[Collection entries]
^^^^

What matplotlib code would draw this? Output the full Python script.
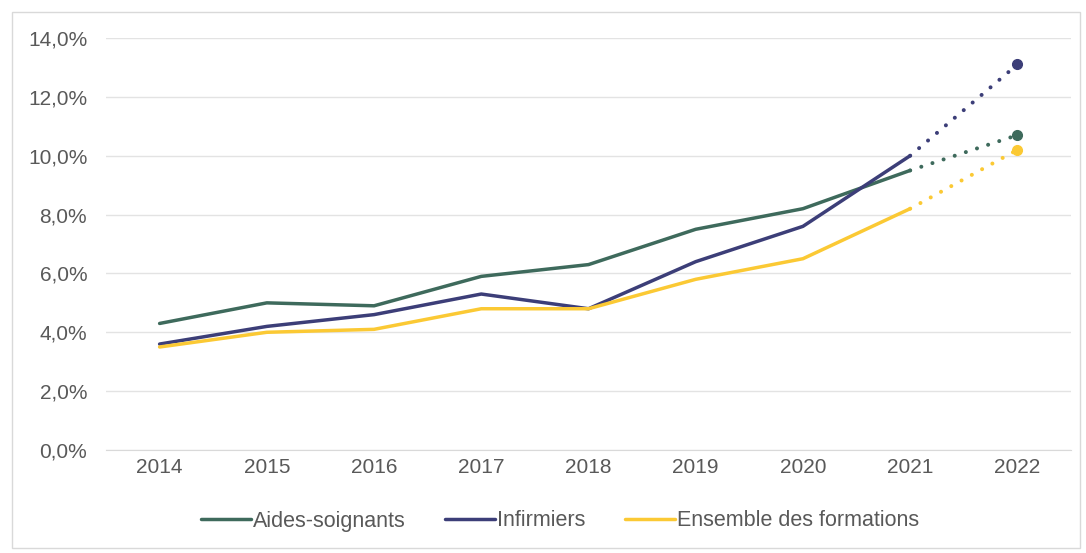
import numpy as np
import matplotlib
matplotlib.use("Agg")
import matplotlib.pyplot as plt
import matplotlib.patches as ptch
from matplotlib.ticker import FuncFormatter

# DATA
years = ['2014', '2015', '2016', '2017', '2018', '2019', '2020', '2021', '2022']
aides = [4.3, 5.0, 4.9, 5.9, 6.3, 7.5, 8.2, 9.5, 10.7]
infirmiers = [3.6, 4.2, 4.6, 5.3, 4.8, 6.4, 7.6, 10.0, 13.1]
ensemble = [3.5, 4.0, 4.1, 4.8, 4.8, 5.8, 6.5, 8.2, 10.2]

series = [('Aides-soignants', aides, '#3e6a5c'),
          ('Infirmiers', infirmiers, '#3c3e78'),
          ('Ensemble des formations', ensemble, '#fbc934')]

plt.rcParams['font.family'] = ['Liberation Sans', 'DejaVu Sans']
fs = 15

fig = plt.figure(figsize=(10.86, 5.53), dpi=100)
ax = fig.add_axes([106/1086, 1 - 450/553, (1071 - 106)/1086, (450 - 38)/553])

# light frame around the whole chart
fig.patches.append(ptch.Rectangle((12/1086, 5/553), 1 - 18/1086, 1 - 17/553,
                                  transform=fig.transFigure, fill=False,
                                  edgecolor='#d9d9d9', lw=1))

x = np.arange(len(years))
lw = 2.5
for name, vals, col in series:
    # solid part up to 2021, dotted projection to 2022
    ax.plot(x[:-1], vals[:-1], color=col, lw=lw, label=name,
            solid_capstyle='round', solid_joinstyle='round')
    ax.plot(x[-2:], vals[-2:], color=col, lw=lw + 0.4,
            linestyle=(0, (0.01, 2.9)), dash_capstyle='round')
    ax.plot(x[-1], vals[-1], 'o', color=col, ms=7)

ax.set_xlim(-0.5, len(years) - 0.5)
ax.set_ylim(0, 14)
ax.set_yticks(np.arange(0, 15, 2))
ax.yaxis.set_major_formatter(FuncFormatter(lambda v, p: ('%.1f%%' % v).replace('.', ',')))
ax.set_xticks(x)
ax.set_xticklabels(years)
ax.grid(axis='y', color='#e3e3e3', lw=1)
ax.set_axisbelow(True)
for s in ['top', 'right', 'left']:
    ax.spines[s].set_visible(False)
ax.spines['bottom'].set_color('#d9d9d9')
ax.tick_params(axis='both', length=0, labelsize=fs, colors='#595959')
ax.tick_params(axis='x', pad=6)
ax.tick_params(axis='y', pad=13.5)

fig.legend(loc='center', bbox_to_anchor=(560/1086, 1 - 521/553), ncol=3,
           frameon=False, fontsize=15.5, handlelength=2.35, handletextpad=0.1,
           columnspacing=1.8, labelcolor='#595959')

fig.savefig('out.png', dpi=100)
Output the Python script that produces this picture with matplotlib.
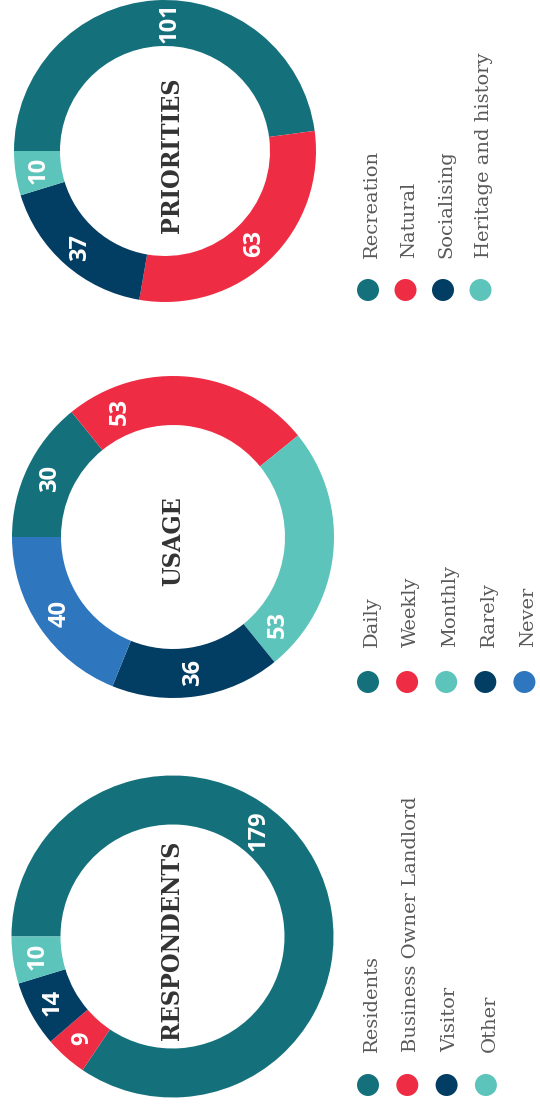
import numpy as np
import matplotlib
matplotlib.use("Agg")
import matplotlib.pyplot as plt
from matplotlib.patches import Circle

# Survey results
resp_labels = ["Residents", "Business Owner Landlord", "Visitor", "Other"]
resp_values = [179, 9, 14, 10]

usage_labels = ["Daily", "Weekly", "Monthly", "Rarely", "Never"]
usage_values = [30, 53, 53, 36, 40]

prio_labels = ["Recreation", "Natural", "Socialising", "Heritage and history"]
prio_values = [101, 63, 37, 10]

TEAL = "#14717c"
RED = "#ee2c44"
NAVY = "#023d63"
AQUA = "#5cc4bb"
BLUE = "#2e76bd"

W, H = 540, 1107


def donut(ax, title, labels, values, colors, cx, cy, R, r, title_dx,
          nudge, leg_step, leg_y, text_y):
    # image coords are y-down, the axes is y-up
    cy = H - cy
    ax.pie(values, colors=colors, startangle=180, counterclock=False,
           center=(cx, cy), radius=R,
           wedgeprops=dict(width=R - r, linewidth=0))

    # value labels sit in the middle of the ring
    total = float(sum(values))
    start = 180.0
    rm = (R + r) / 2
    for v, dn in zip(values, nudge):
        span = 360.0 * v / total
        a = np.radians(start - span / 2 + dn)
        ax.text(cx + rm * np.cos(a), cy + rm * np.sin(a), str(v),
                rotation=90, ha="center", va="center", color="white",
                fontsize=17, fontweight="bold", family="Open Sans")
        start -= span

    ax.text(cx + title_dx, cy - 4, title, rotation=90, ha="center",
            va="center", color="#333333", fontsize=18, fontweight="bold",
            family="DejaVu Serif", fontstretch="condensed")

    # legend: dots with the label running upwards
    for i, (lab, c) in enumerate(zip(labels, colors)):
        x = 368 + i * leg_step
        ax.add_patch(Circle((x, H - leg_y), 11, color=c, lw=0))
        ax.text(x + 8.5, H - text_y, lab, rotation=90,
                rotation_mode="anchor", ha="left", va="baseline",
                color="#595959", fontsize=14, family="DejaVu Serif")


fig = plt.figure(figsize=(W / 100, H / 100), dpi=100)
ax = fig.add_axes([0, 0, 1, 1])

donut(ax, "PRIORITIES", prio_labels, prio_values, [TEAL, RED, NAVY, AQUA],
      165, 151, 151, 105, 7, [-6, 0, 0, 0], 37.5, 290, 258)
donut(ax, "USAGE", usage_labels, usage_values, [TEAL, RED, AQUA, NAVY, BLUE],
      173, 537, 161, 112, 0, [0, 29, -34, 0, 0], 39.1, 682, 647)
donut(ax, "RESPONDENTS", resp_labels, resp_values, [TEAL, RED, NAVY, AQUA],
      172.5, 936.5, 161, 112, 0, [23, 0, 0, 0], 39.3, 1085, 1052)

ax.set_xlim(0, W)
ax.set_ylim(0, H)
ax.set_aspect("equal")
ax.axis("off")

fig.savefig("out.png", dpi=100, facecolor="white")
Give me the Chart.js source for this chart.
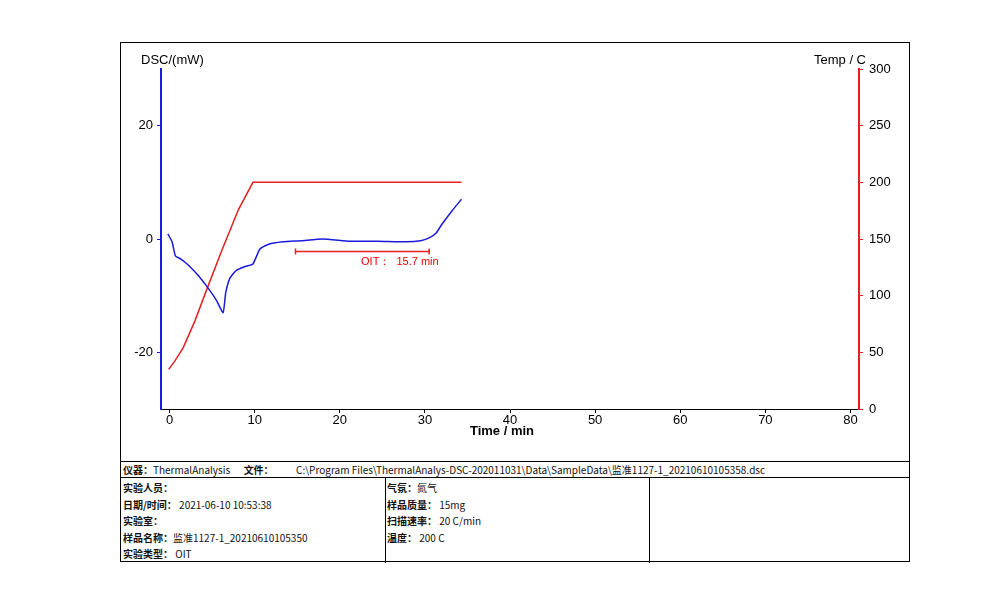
<!DOCTYPE html>
<html><head><meta charset="utf-8">
<script src="https://cdn.jsdelivr.net/npm/chart.js@4"></script>
<style>
body{margin:0;background:#fff;font-family:"Liberation Sans",Arial,sans-serif;}
#frame{position:absolute;left:120px;top:42px;width:790px;height:520px;border:1px solid #000;box-sizing:border-box;}
#cw{position:absolute;left:0;top:0;width:788px;height:418px;}
#info{position:absolute;left:0;top:418px;width:788px;height:101px;border-top:1px solid #000;font-family:"Noto Sans CJK SC",sans-serif;font-size:10px;color:#111;}
.r1{height:15px;border-bottom:1px solid #000;line-height:15px;padding-left:2px;white-space:nowrap;}
.c{position:absolute;top:16px;bottom:0;line-height:16.5px;padding-left:2px;padding-top:2px;}
b{font-weight:bold}
</style></head><body>
<div id="frame">
<div id="cw"><canvas id="c"></canvas></div>
<div id="info">
<div class="r1"><b>仪器：</b>ThermalAnalysis &nbsp;&nbsp;&nbsp;&nbsp;&nbsp;<b>文件：</b>&nbsp;&nbsp;&nbsp;&nbsp;&nbsp;&nbsp;&nbsp;&nbsp;&nbsp;&nbsp;C:\Program Files\ThermalAnalys-DSC-202011031\Data\SampleData\监准1127-1_20210610105358.dsc</div>
<div class="c" style="left:0;width:262px;border-right:1px solid #000"><b>实验人员：</b><br><b>日期/时间：</b> 2021-06-10 10:53:38<br><b>实验室：</b><br><b>样品名称：</b>监准1127-1_20210610105350<br><b>实验类型：</b> OIT</div>
<div class="c" style="left:264px;width:262px;border-right:1px solid #000"><b>气氛：</b>氮气<br><b>样品质量：</b> 15mg<br><b>扫描速率：</b> 20 C/min<br><b>温度：</b> 200 C</div>
</div>
</div>
<script>
const dscTime=[-0.2,0.3,0.7,1.3,2.2,3.4,4.6,5.5,6.3,6.6,7.1,7.8,8.8,9.8,10.6,11.5,13.3,15.5,18,21.2,24.5,27.8,29.5,30.5,31.3,32,33.2,34.3];
const dscVal=[0.9,-0.5,-3,-3.5,-4.6,-6.5,-8.8,-10.8,-13,-9.5,-6.9,-5.6,-4.9,-4.4,-1.8,-1.0,-0.5,-0.3,0,-0.4,-0.4,-0.5,-0.3,0.2,1.0,2.6,5.0,7];
const tempTime=[-0.1,0.6,1.6,3.0,4.4,6.2,8.1,9.8,34.3];
const tempVal=[35,42,54,78,106,141,176,200,200];
const oitTime=[14.8,30.5];
const oitVal=[-2.2,-2.2];
const oitLabel="OIT：  15.7 min";
const toXY=(xs,ys)=>xs.map((x,i)=>({x,y:ys[i]}));
const fnt={family:"'Liberation Sans',Arial",size:13};
const labels={id:'lab',afterDraw(ch){const c=ch.ctx,x=ch.scales.x,y=ch.scales.y;c.save();
c.font="13px 'Liberation Sans',Arial";c.fillStyle='#000';c.textBaseline='middle';
c.textAlign='left';c.fillText('DSC/(mW)',20,17);c.textAlign='right';c.fillText('Temp / C',745,17);
c.font="bold 13px 'Liberation Sans',Arial";c.textAlign='center';c.fillText('Time / min',381,388);
c.font="11px 'Liberation Sans',Arial";c.fillStyle='#e00';c.textAlign='left';c.fillText(oitLabel,x.getPixelForValue(22.5),y.getPixelForValue(-4.1));c.restore();}};
new Chart(document.getElementById('c'),{type:'scatter',
data:{datasets:[
{data:toXY(dscTime,dscVal),yAxisID:'y',showLine:true,borderColor:'#1a1adc',borderWidth:1.5,pointRadius:0,tension:0.15},
{data:toXY(tempTime,tempVal),yAxisID:'y2',showLine:true,borderColor:'#e52020',borderWidth:1.5,pointRadius:0},
{data:toXY(oitTime,oitVal),yAxisID:'y',showLine:true,borderColor:'#e52020',borderWidth:1.5,pointStyle:'line',rotation:90,pointRadius:3,pointBorderColor:'#e52020',pointBorderWidth:1.5}
]},
options:{responsive:true,maintainAspectRatio:false,animation:false,
layout:{padding:{top:26,right:0,left:0,bottom:0}},
plugins:{legend:{display:false},tooltip:{enabled:false}},
scales:{
x:{type:'linear',min:-1,max:81,afterBuildTicks:a=>{a.ticks=[0,10,20,30,40,50,60,70,80].map(v=>({value:v}))},
 afterFit:s=>{s.height=52},
 grid:{drawOnChartArea:false,tickLength:4,color:'#000'},border:{color:'#000'},
 ticks:{color:'#000',font:fnt,padding:0,maxRotation:0}},
y:{position:'left',min:-30,max:30,afterBuildTicks:a=>{a.ticks=[-20,0,20].map(v=>({value:v}))},
 afterFit:s=>{s.width=40},
 grid:{drawOnChartArea:false,tickLength:4,color:'#1a1adc'},border:{color:'#1a1adc',width:2},
 ticks:{color:'#000',font:fnt,padding:4}},
y2:{position:'right',min:0,max:300,afterBuildTicks:a=>{a.ticks=[0,50,100,150,200,250,300].map(v=>({value:v}))},
 afterFit:s=>{s.width=50},
 grid:{drawOnChartArea:false,tickLength:4,color:'#e52020'},border:{color:'#e52020',width:2},
 ticks:{color:'#000',font:fnt,padding:6}}
}},plugins:[labels]});
</script></body></html>
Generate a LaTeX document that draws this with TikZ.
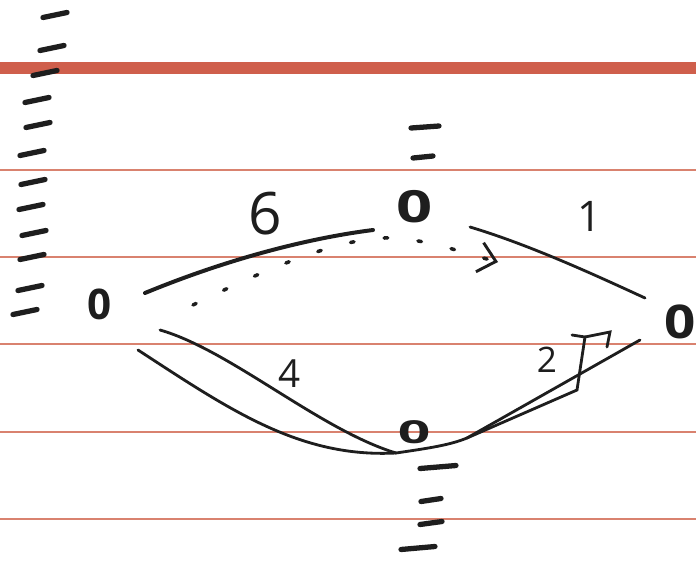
\documentclass[tikz,border=0pt]{standalone}
\usepackage{fontspec}
\setmainfont{Open Sans}
\usepackage{graphicx}
\usepackage{tikz}
\usetikzlibrary{arrows.meta}
\definecolor{PaperRed}{HTML}{D9826F}
\definecolor{MarginRed}{HTML}{CF5F4C}
\definecolor{Ink}{HTML}{1E1E1E}
\newcommand{\zero}[2]{\scalebox{#1}[#2]{0}}
\tikzset{
  ruled/.style={draw=PaperRed, line width=1.6pt},
  tally/.style={draw=Ink, line width=4.5pt, line cap=round},
  vertex/.style={inner sep=0pt, font=\bfseries\fontsize{36}{36}\selectfont, text=Ink},
  weight/.style={inner sep=0pt, font=\fontsize{33}{33}\selectfont, text=Ink},
  edge/.style={draw=Ink, line width=2.4pt, line cap=round},
  dotedge/.style={draw=Ink, line width=3pt, dash pattern=on 3pt off 26pt, line cap=round}
}
\begin{document}
\begin{tikzpicture}[x=0.03cm, y=-0.03cm]
\useasboundingbox[fill=white] (0,0) rectangle (696,561);
% ruled paper
\draw[draw=MarginRed, line width=10pt] (0,68) -- (696,68);
\foreach \y in {170,257,344,432,519}
  \draw[ruled] (0,\y) -- (696,\y);
% tallies down the left margin
\foreach \x/\y in {55/15,52/48,45/73,37/100,38/125,32/153,33/182,31/207,34/233,32/257,30/288,25/312}
  \draw[tally] (\x-12,\y+2.5) -- (\x+12,\y-2.5);
% tallies above and below the middle column
\foreach \x/\y/\l in {425/127/14,423/157/10}
  \draw[tally] (\x-\l,\y+1) -- (\x+\l,\y-1);
\foreach \x/\y/\l in {438/467/18,431/500/10,431/523/11,418/548/17}
  \draw[tally] (\x-\l,\y+1.5) -- (\x+\l,\y-1.5);

% vertices
\node[vertex] (L) at (100,304) {\zero{1}{1}};
\node[vertex] (T) at (415,207) {\zero{1.5}{1.05}};
\node[vertex] (R) at (680,322) {\zero{1.3}{1.1}};
\node[vertex] (B) at (414,432) {\zero{1.35}{0.75}};

% edge ends
\coordinate (L-top) at (145,293);
\coordinate (L-dot) at (193,305);
\coordinate (L-mid) at (160,330);
\coordinate (L-low) at (138,350);
\coordinate (T-in) at (373,230);
\coordinate (T-tip) at (498,262);
\coordinate (T-out) at (470,227);
\coordinate (R-in) at (645,298);
\coordinate (B-in) at (396,453);
\coordinate (B-out) at (467,438);
\coordinate (R-low) at (640,340);

% weights
\node[weight, font=\fontsize{50}{50}\selectfont] (w6) at (265,214) {6};
\node[weight, font=\fontsize{36}{36}\selectfont] (w1) at (590,216) {1};
\node[weight] (w4) at (290,374) {4};
\node[weight, font=\fontsize{30}{30}\selectfont] (w2) at (547,360) {2};

% connectors
\draw[edge, line width=3.4pt] (L-top) .. controls (230,258) and (310,238) .. (T-in);
\draw[dotedge, -{Straight Barb[length=5mm, width=9mm, line width=2.5pt]}]
  (L-dot) .. controls (260,272) and (340,236) .. (392,238)
  .. controls (430,240) and (460,252) .. (T-tip);
\draw[edge] (T-out) .. controls (530,245) and (595,275) .. (R-in);
\draw[edge] (L-mid) .. controls (230,350) and (320,430) .. (B-in);
\draw[edge] (L-low) .. controls (230,410) and (300,458) .. (B-in);
\draw[edge] (B-in) .. controls (430,448) and (450,445) .. (B-out) -- (R-low);
\draw[edge] (B-out) -- (577,390) -- (585,337) -- (572,335);
\draw[edge] (585,337) -- (610,332) -- (607,347);
\end{tikzpicture}
\end{document}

^^^^

◆ What you have to do
Extract, without any images, the part of the material above that opens with the line containing "Output the Python" and closes with the line containing "W, H = 540, 1107", both lines included.

◆ In response
Output the Python script that produces this picture with matplotlib.
import numpy as np
import matplotlib
matplotlib.use("Agg")
import matplotlib.pyplot as plt
from matplotlib.patches import Circle

# Survey results
resp_labels = ["Residents", "Business Owner Landlord", "Visitor", "Other"]
resp_values = [179, 9, 14, 10]

usage_labels = ["Daily", "Weekly", "Monthly", "Rarely", "Never"]
usage_values = [30, 53, 53, 36, 40]

prio_labels = ["Recreation", "Natural", "Socialising", "Heritage and history"]
prio_values = [101, 63, 37, 10]

TEAL = "#14717c"
RED = "#ee2c44"
NAVY = "#023d63"
AQUA = "#5cc4bb"
BLUE = "#2e76bd"

W, H = 540, 1107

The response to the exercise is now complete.